| Exercise prompt |
Pictures in the data below are not part of the copy; transcribe everything else exactly.

+++ The data +++

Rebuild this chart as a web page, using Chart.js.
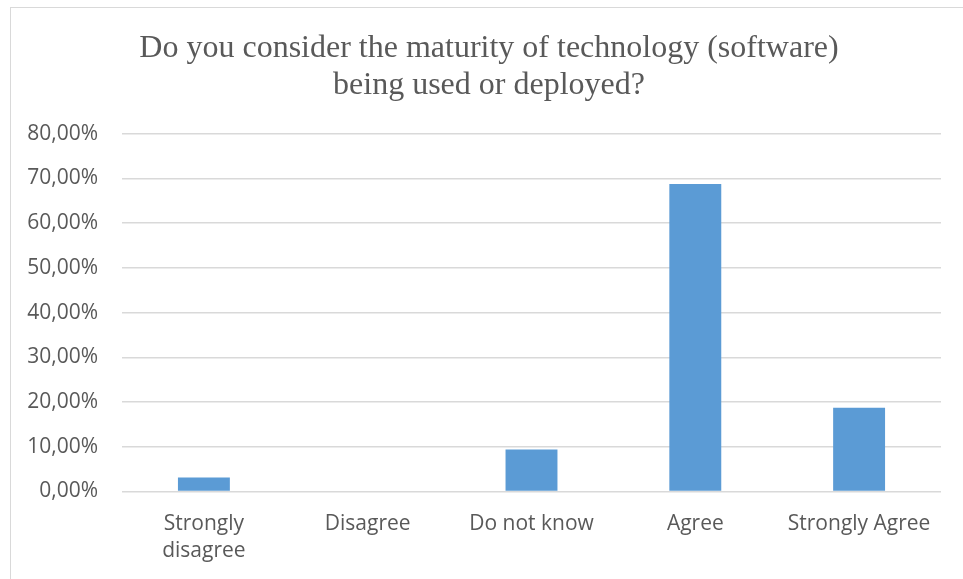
<!DOCTYPE html>
<html>
<head>
<meta charset="utf-8">
<script src="https://cdn.jsdelivr.net/npm/chart.js@4/dist/chart.umd.min.js"></script>
<style>
  html, body { margin: 0; padding: 0; background: #ffffff; }
  #wrap { position: relative; width: 963px; height: 579px; overflow: hidden; }
  #frame { position: absolute; left: 10px; top: 7px; width: 970px; height: 600px;
           border-left: 1px solid #d9d9d9; border-top: 1px solid #d9d9d9; box-sizing: border-box; }
  canvas { position: absolute; left: 0; top: 0; }
</style>
</head>
<body>
<div id="wrap">
  <div id="frame"></div>
  <canvas id="c" width="963" height="579"></canvas>
</div>
<script>
// Survey answers: share of respondents per answer
const categories = [["Strongly", "disagree"], "Disagree", "Do not know", "Agree", "Strongly Agree"];
const shares = [3.125, 0, 9.375, 68.75, 18.75];
const tickValues = [0, 10, 20, 30, 40, 50, 60, 70, 80];
const titleLines = ["Do you consider the maturity of technology (software)", "being used or deployed?"];

const fmtPct = v => v.toFixed(2).replace('.', ',') + '%';

// Center the title over the framed area rather than the whole canvas
const titleShift = {
  id: 'titleShift',
  afterLayout(chart) {
    const t = chart.titleBlock;
    if (t) { t.left += 37; t.width = t.right - t.left; }
  }
};

new Chart(document.getElementById('c'), {
  type: 'bar',
  data: {
    labels: categories,
    datasets: [{
      data: shares,
      backgroundColor: '#5b9bd5',
      borderWidth: 0,
      barPercentage: 1,
      categoryPercentage: 0.317
    }]
  },
  options: {
    responsive: false,
    animation: false,
    layout: { padding: { left: 0, right: 22, top: 0, bottom: 0 } },
    plugins: {
      legend: { display: false },
      tooltip: { enabled: false },
      title: {
        display: true,
        text: titleLines,
        color: '#595959',
        font: { family: 'Liberation Serif', size: 32, weight: 'normal', lineHeight: 1.16 },
        padding: { top: 30, bottom: 29.5 }
      }
    },
    scales: {
      x: {
        grid: { display: false, drawTicks: false },
        border: { display: false },
        ticks: {
          color: '#595959',
          font: { family: 'Open Sans', size: 21, lineHeight: 1.29 },
          padding: 19,
          maxRotation: 0,
          autoSkip: false
        },
        afterFit: s => { s.height = 87.5; }
      },
      y: {
        min: 0,
        max: 80,
        afterBuildTicks: s => { s.ticks = tickValues.map(v => ({ value: v })); },
        grid: { color: '#d9d9d9', lineWidth: 1.5, drawTicks: false },
        border: { display: false },
        ticks: {
          color: '#595959',
          font: { family: 'Open Sans', size: 21 },
          padding: 24,
          callback: v => fmtPct(v)
        },
        afterFit: s => { s.width = 122; }
      }
    }
  },
  plugins: [titleShift]
});
</script>
</body>
</html>
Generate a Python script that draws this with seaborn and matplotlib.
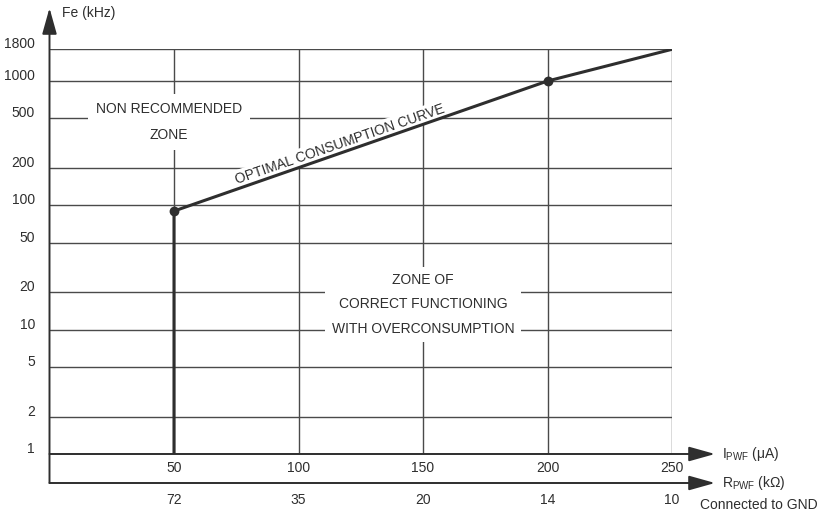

+++

| Exercise response |
Rebuild this chart as a web page, using Chart.js.
<!DOCTYPE html>
<html>
<head>
<meta charset="utf-8">
<script src="https://cdn.jsdelivr.net/npm/chart.js@4/dist/chart.umd.min.js"></script>
<style>
  html, body { margin: 0; padding: 0; background: #ffffff; }
  #wrap { position: relative; width: 963px; height: 579px; overflow: hidden; }
  #frame { position: absolute; left: 10px; top: 7px; width: 970px; height: 600px;
           border-left: 1px solid #d9d9d9; border-top: 1px solid #d9d9d9; box-sizing: border-box; }
  canvas { position: absolute; left: 0; top: 0; }
</style>
</head>
<body>
<div id="wrap">
  <div id="frame"></div>
  <canvas id="c" width="963" height="579"></canvas>
</div>
<script>
// Survey answers: share of respondents per answer
const categories = [["Strongly", "disagree"], "Disagree", "Do not know", "Agree", "Strongly Agree"];
const shares = [3.125, 0, 9.375, 68.75, 18.75];
const tickValues = [0, 10, 20, 30, 40, 50, 60, 70, 80];
const titleLines = ["Do you consider the maturity of technology (software)", "being used or deployed?"];

const fmtPct = v => v.toFixed(2).replace('.', ',') + '%';

// Center the title over the framed area rather than the whole canvas
const titleShift = {
  id: 'titleShift',
  afterLayout(chart) {
    const t = chart.titleBlock;
    if (t) { t.left += 37; t.width = t.right - t.left; }
  }
};

new Chart(document.getElementById('c'), {
  type: 'bar',
  data: {
    labels: categories,
    datasets: [{
      data: shares,
      backgroundColor: '#5b9bd5',
      borderWidth: 0,
      barPercentage: 1,
      categoryPercentage: 0.317
    }]
  },
  options: {
    responsive: false,
    animation: false,
    layout: { padding: { left: 0, right: 22, top: 0, bottom: 0 } },
    plugins: {
      legend: { display: false },
      tooltip: { enabled: false },
      title: {
        display: true,
        text: titleLines,
        color: '#595959',
        font: { family: 'Liberation Serif', size: 32, weight: 'normal', lineHeight: 1.16 },
        padding: { top: 30, bottom: 29.5 }
      }
    },
    scales: {
      x: {
        grid: { display: false, drawTicks: false },
        border: { display: false },
        ticks: {
          color: '#595959',
          font: { family: 'Open Sans', size: 21, lineHeight: 1.29 },
          padding: 19,
          maxRotation: 0,
          autoSkip: false
        },
        afterFit: s => { s.height = 87.5; }
      },
      y: {
        min: 0,
        max: 80,
        afterBuildTicks: s => { s.ticks = tickValues.map(v => ({ value: v })); },
        grid: { color: '#d9d9d9', lineWidth: 1.5, drawTicks: false },
        border: { display: false },
        ticks: {
          color: '#595959',
          font: { family: 'Open Sans', size: 21 },
          padding: 24,
          callback: v => fmtPct(v)
        },
        afterFit: s => { s.width = 122; }
      }
    }
  },
  plugins: [titleShift]
});
</script>
</body>
</html>
Generate a Python script that draws this with seaborn and matplotlib.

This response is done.